Ingredients:

  • 250g All-purpose flour
  • 150g Unsalted butter, cubed and frozen
  • 1 tsp Sea salt
  • 60ml Ice-cold water
  • 480ml Heavy cream
  • 240ml Whole milk
  • 4 Large egg yolks
  • 2 Large whole eggs
  • 100g Monk fruit sweetener
  • 2 tbsp High-quality vanilla bean paste
  • 1.5 tsp Ground Ceylon cinnamon
  • 0.25 tsp Grated nutmeg

Instructions:

  1. Pulse the 250g flour, 1 tsp salt, and 150g frozen butter until it looks like coarse crumbs. Note: Tiny lumps of butter are good for flakiness.
  2. Drizzle 60ml ice cold water into the mix, stirring until a dough just starts to form.
  3. Wrap the dough tightly and chill in the fridge for at least 1 hour until firm and cold.
  4. Roll the dough out on a floured surface and fit it into your 23cm pie dish.
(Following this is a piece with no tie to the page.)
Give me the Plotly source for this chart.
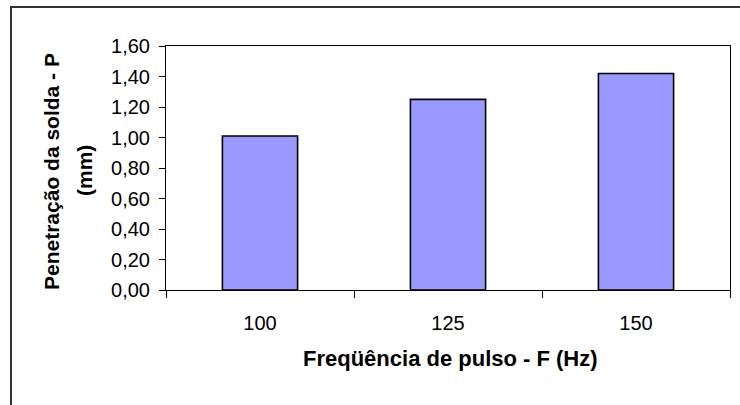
import plotly.graph_objects as go

# ---- data ----
frequencias = ["100", "125", "150"]
penetracao = [1.01, 1.25, 1.42]
y_ticks = [0.0, 0.2, 0.4, 0.6, 0.8, 1.0, 1.2, 1.4, 1.6]

x_title = "Freqüência de pulso - F (Hz)"
y_title_1 = "Penetração da solda - P"
y_title_2 = "(mm)"

# ---- layout constants (pixels) ----
W, H = 740, 405
L, R, T, B = 166, 10, 46, 115
PW, PH = W - L - R, H - T - B


def px(xp):
    return (xp - L) / PW


def py(yp):
    return (H - B - yp) / PH


FONT = "Liberation Sans, Arial, sans-serif"

fig = go.Figure(
    go.Bar(
        x=frequencias,
        y=penetracao,
        marker=dict(color="#9999FF", line=dict(color="#000000", width=1.6)),
    )
)

fig.update_layout(
    width=W,
    height=H,
    margin=dict(l=L, r=R, t=T, b=B),
    paper_bgcolor="white",
    plot_bgcolor="white",
    separators=",.",
    bargap=0.6,
    showlegend=False,
    font=dict(family=FONT, color="black", size=20),
)

fig.update_xaxes(
    type="category",
    showline=True,
    linecolor="black",
    linewidth=1,
    mirror=True,
    ticks="outside",
    tickson="boundaries",
    ticklen=7,
    tickcolor="black",
    showgrid=False,
    tickfont=dict(size=20, family=FONT),
    ticklabelstandoff=15,
)

fig.update_yaxes(
    range=[0, 1.6],
    tickvals=y_ticks,
    tickformat=".2f",
    showline=True,
    linecolor="black",
    linewidth=1,
    mirror=True,
    ticks="outside",
    ticklen=6,
    tickcolor="black",
    showgrid=False,
    zeroline=False,
    tickfont=dict(size=20, family=FONT),
    ticklabelstandoff=5,
)

# titles
fig.add_annotation(
    text=f"<b>{x_title}</b>", xref="paper", yref="paper",
    x=px(450), y=py(358), xanchor="center", yanchor="middle",
    showarrow=False, font=dict(size=22, family=FONT, color="black"),
)
fig.add_annotation(
    text=f"<b>{y_title_1}</b>", xref="paper", yref="paper",
    x=px(51), y=py(172), xanchor="center", yanchor="middle", textangle=-90,
    showarrow=False, font=dict(size=21, family=FONT, color="black"),
)
fig.add_annotation(
    text=f"<b>{y_title_2}</b>", xref="paper", yref="paper",
    x=px(84), y=py(171), xanchor="center", yanchor="middle", textangle=-90,
    showarrow=False, font=dict(size=21, family=FONT, color="black"),
)

# outer chart border (left and top visible)
fig.add_shape(
    type="rect", xref="paper", yref="paper",
    x0=px(11), x1=px(W + 10), y0=py(H + 10), y1=py(7),
    line=dict(color="#333333", width=2), fillcolor="rgba(0,0,0,0)",
    layer="below",
)

fig.write_html(
    "out.html",
    config={"displayModeBar": False},
    post_script="document.body.style.margin='0';",
)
  5. Blind bake at 200°C with weights for 15 minutes until edges are pale gold.
  6. Simmer the 480ml cream, 240ml milk, 1.5 tsp cinnamon, and 0.25 tsp nutmeg in a saucepan. Note: Do not let it reach a rolling boil.
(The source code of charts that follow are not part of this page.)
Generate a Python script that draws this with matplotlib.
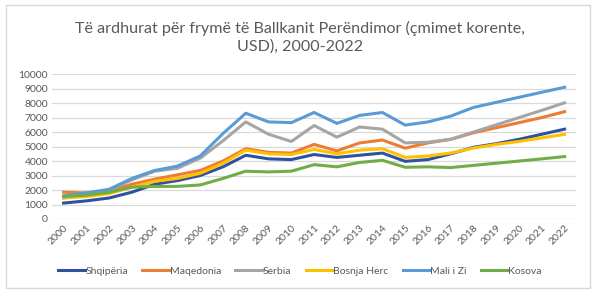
import matplotlib
matplotlib.use("Agg")
import matplotlib.pyplot as plt
from matplotlib.patches import Rectangle

years = [str(y) for y in range(2000, 2023)]
shqiperia = [1100, 1250, 1450, 1850, 2400, 2650, 3000, 3600, 4400, 4150, 4100, 4450, 4250, 4400, 4550, 3980, 4100, 4500, 4950, 5200, 5500, 5850, 6200]
maqedonia = [1850, 1800, 1950, 2400, 2750, 3050, 3350, 4000, 4850, 4600, 4550, 5150, 4700, 5250, 5450, 4890, 5250, 5500, 5950, 6300, 6650, 7000, 7410]
serbia = [1450, 1650, 2000, 2700, 3300, 3500, 4200, 5400, 6700, 5850, 5350, 6450, 5650, 6350, 6200, 5250, 5300, 5500, 6000, 6500, 7000, 7500, 8020]
bosnja = [1450, 1550, 1750, 2200, 2600, 2800, 3150, 3850, 4750, 4500, 4450, 4800, 4500, 4750, 4850, 4250, 4350, 4550, 4900, 5150, 5350, 5600, 5840]
mali = [1600, 1800, 2050, 2800, 3350, 3650, 4350, 5900, 7300, 6700, 6650, 7350, 6600, 7150, 7350, 6480, 6700, 7100, 7700, 8050, 8400, 8750, 9090]
kosova = [1550, 1650, 1850, 2200, 2250, 2250, 2350, 2800, 3300, 3250, 3300, 3750, 3600, 3900, 4050, 3570, 3600, 3550, 3700, 3850, 4000, 4150, 4310]

names = ["Shqipëria", "Maqedonia", "Serbia", "Bosnja Herc", "Mali i Zi", "Kosova"]
series = [shqiperia, maqedonia, serbia, bosnja, mali, kosova]
colors = ["#2F52A0", "#ED7D31", "#A5A5A5", "#FFC000", "#5B9BD5", "#70AD47"]
yticks = list(range(0, 10001, 1000))

plt.rcParams['font.family'] = ['Lato', 'DejaVu Sans']
fig = plt.figure(figsize=(6, 3), dpi=100)
fig.patches.append(Rectangle((0.01, 0.04), 0.973, 0.943, transform=fig.transFigure,
                             fill=False, edgecolor="#D9D9D9", linewidth=1))
ax = fig.add_axes([0.087, 0.27, 0.873, 0.483])
x = list(range(len(years)))
for name, vals, c in zip(names, series, colors):
    ax.plot(x, vals, color=c, linewidth=2.2, label=name)

ax.set_xlim(-0.5, len(years) - 0.5)
ax.set_ylim(0, 10000)
ax.set_yticks(yticks)
ax.set_yticklabels([str(v) for v in yticks])
ax.set_xticks(x)
ax.set_xticklabels(years, rotation=45, ha="right", rotation_mode="anchor")
ax.grid(axis="y", color="#D9D9D9", linewidth=0.9)
ax.set_axisbelow(True)
for s in ax.spines.values():
    s.set_visible(False)
ax.tick_params(axis="both", length=0, labelsize=7.5, labelcolor="#595959", pad=3)

fig.text(0.5, 0.875, "Të ardhurat për frymë të Ballkanit Perëndimor (çmimet korente,\nUSD), 2000-2022",
         ha="center", va="center", fontsize=11.6, color="#595959", linespacing=1.25)

fig.legend(loc="center", bbox_to_anchor=(0.5, 0.097), ncol=6, frameon=False,
           fontsize=7.5, handlelength=2.6, handletextpad=0.05, columnspacing=1.35,
           labelcolor="#595959")

fig.savefig("out.png", dpi=100)
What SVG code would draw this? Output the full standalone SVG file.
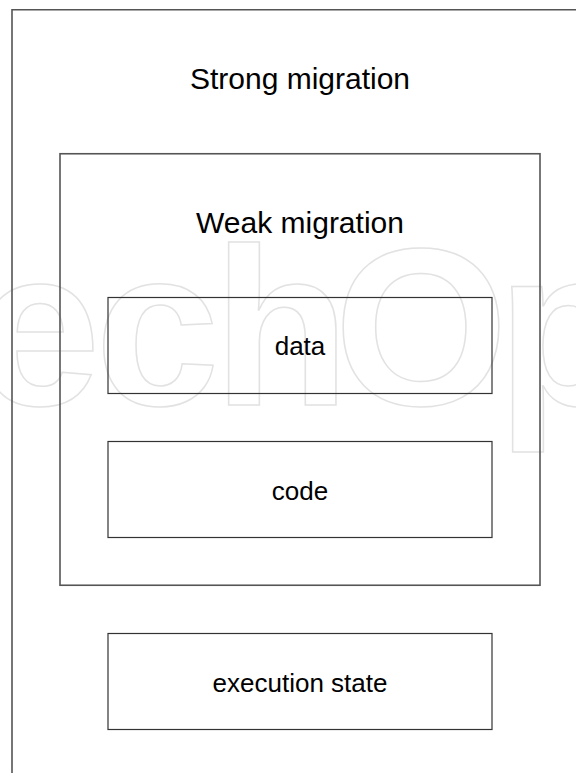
<svg xmlns="http://www.w3.org/2000/svg" width="576" height="773" viewBox="0 0 576 773">
  <style>
    .frame { fill: none; stroke: #555555; stroke-width: 1.6; }
    .box { fill: none; stroke: #333333; stroke-width: 1.2; }
    .title { font-family: "Liberation Sans", Arial, sans-serif; font-size: 30px; fill: #000; text-anchor: middle; }
    .label { font-family: "Liberation Sans", Arial, sans-serif; font-size: 26px; fill: #000; text-anchor: middle; }
    .mark { font-family: "Liberation Sans", Arial, sans-serif; font-weight: bold; font-size: 224px; fill: none; stroke: #e2e2e2; stroke-width: 1.5; }
  </style>
  <rect width="576" height="773" fill="#ffffff"/>

  <!-- faint publisher watermark behind the boxes -->
  <text class="mark" y="405" x="-24 95 213 334 497">echOp</text>

  <g id="strong-migration">
    <path class="frame" d="M12,773 V9.75 H576"/>
    <text class="title" x="300" y="89">Strong migration</text>
  </g>

  <g id="weak-migration">
    <rect class="frame" x="60" y="153.75" width="480" height="431.5"/>
    <text class="title" x="300" y="233">Weak migration</text>
  </g>

  <g id="data">
    <rect class="box" x="108" y="297.5" width="384" height="96"/>
    <text class="label" x="300" y="355">data</text>
  </g>

  <g id="code">
    <rect class="box" x="108" y="441.5" width="384" height="96"/>
    <text class="label" x="300" y="500">code</text>
  </g>

  <g id="execution-state">
    <rect class="box" x="108" y="633.5" width="384" height="96"/>
    <text class="label" x="300" y="692">execution state</text>
  </g>

  <g id="connectors"/>
</svg>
  7. Whisk the 4 egg yolks, 2 whole eggs, 100g monk fruit, and 2 tbsp vanilla paste in a bowl.
  8. Temper the eggs by slowly pouring the warm milk mixture into the egg bowl while whisking constantly.
  9. Strain the custard through a sieve directly into the pre baked pie shell.
  10. Bake at 160°C for 30 minutes until the center has a slight wobble.